JAKARTA, Indonesia —Penerapan hukuman mati tidak terbukti mampu menurunkan tingkat kejahatan, khususnya tindak pidana narkotika. Menurut Direktur Eksekutif Amnesti Internasional Indonesia Usman Hamid, jumlah kasus kejahatan terkait narkotika cenderung terus melonjak. Padahal, pemerintah rutin mengeksekusi mati para terpidana kasus narkotika dalam beberapa tahun terakhir.

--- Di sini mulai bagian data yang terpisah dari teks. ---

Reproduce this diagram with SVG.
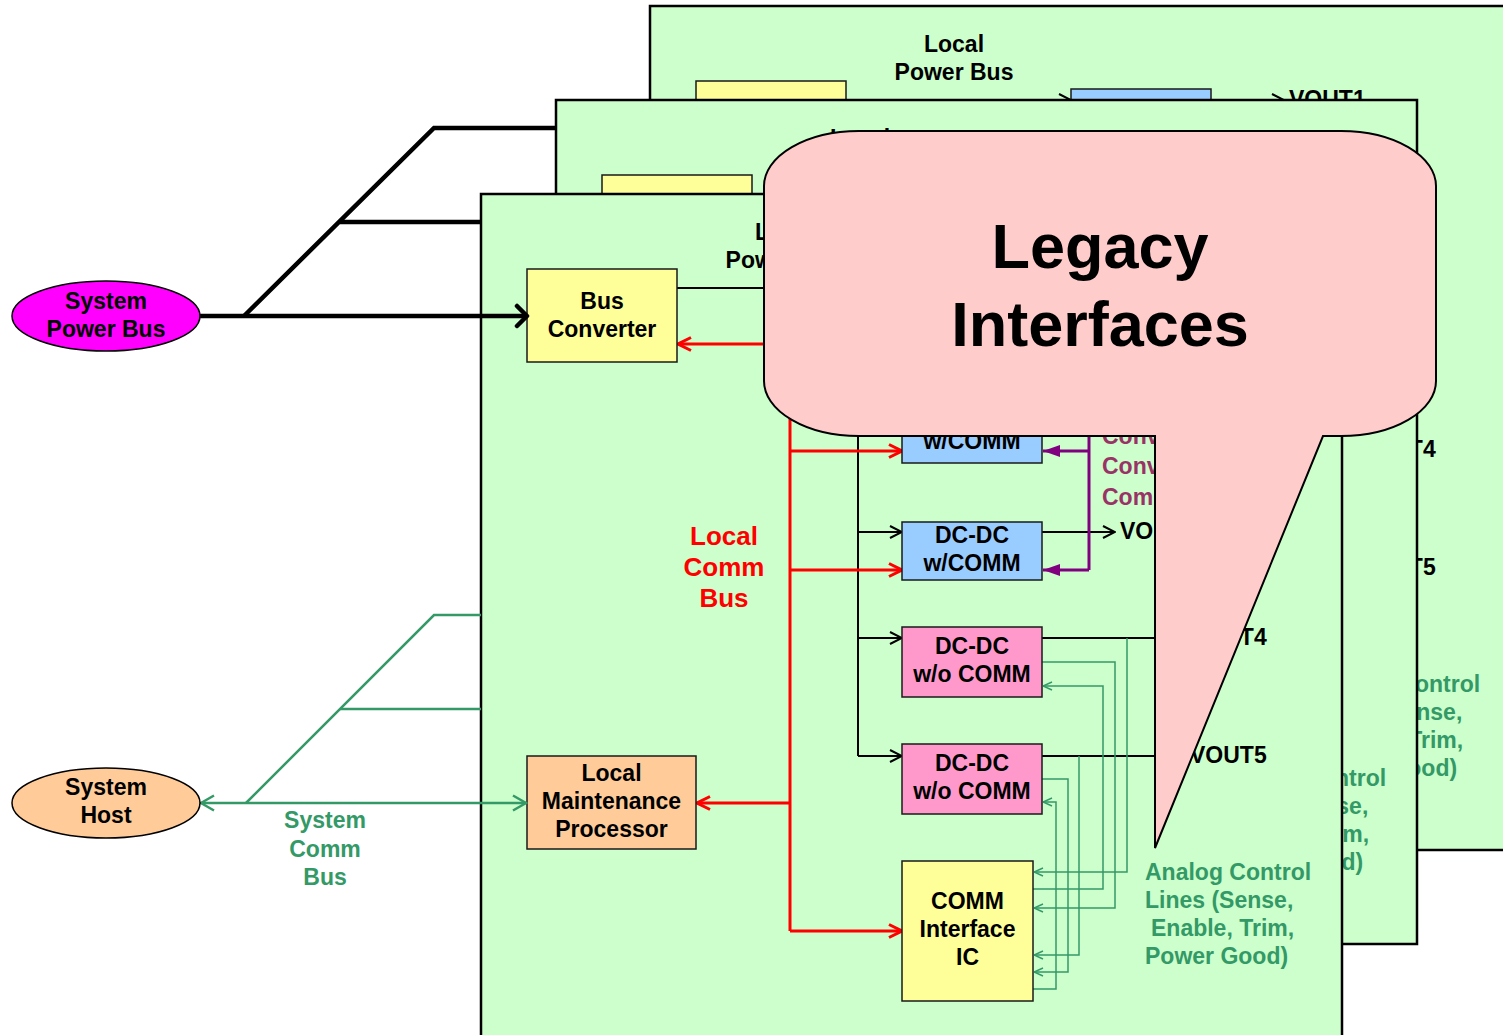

“Klaim Indonesia bahwa mengeksekusi mati terpidana narkoba efektif dianggap tidak berdasar. Tidak ada bukti yang menerangkan bahwa hukuman mati adalah media pencegah kejahatan. Dari data BNN (Badan Narkotika Nasional) jumlah kasusnya semakin meningkat, bahkan ketika pemerintah telah mengambil garis keras dengan mengeksekusi terpidana karena kejahatan narkoba,” ujar Usman dalam konferensi pers di Kantor Amnesty Internasional Indonesia, Menteng, Jakarta Pusat, Kamis, 12 April.
Pada 2016 misalnya, Indonesia mengeksekusi mati empat terpidana narkoba. Saat itu, tercatat ada 807 kasus tindak pidana narkotika, naik dari tahun sebelumnya yang hanya 638 kasus. Pada 2017, jumlah kasus tindak pidana malah meroket hingga 57 kali lipat dari tahun 2016, atau sebanyak 4.6537 kasus. “Seharusnya menurun, tetapi sayangnya justru meningkat secara signifikan,” imbuhnya.
Hingga kini, ada belasan jenis tindak pidana yang dijerat dengan hukuman mati di Indonesia. Selain kasus narkotika, hukuman mati juga diterapkan untuk kasus kejahatan terencana, terorisme dan kasus korupsi. Di sisi lain, tren global justru menunjukkan makin banyak negara di dunia yang menghapuskan hukuman mati, baik di sisi praktek maupun aturan.
“Pada akhir 2017, 106 negara telah menghapuskan hukuman mati dari peraturan perundang-undangan untuk semua jenis kejahatan dan 142 negara telah menghapuskan hukuman mati pada perundang-undangan dan praktek di lapangan,” jelas Usman.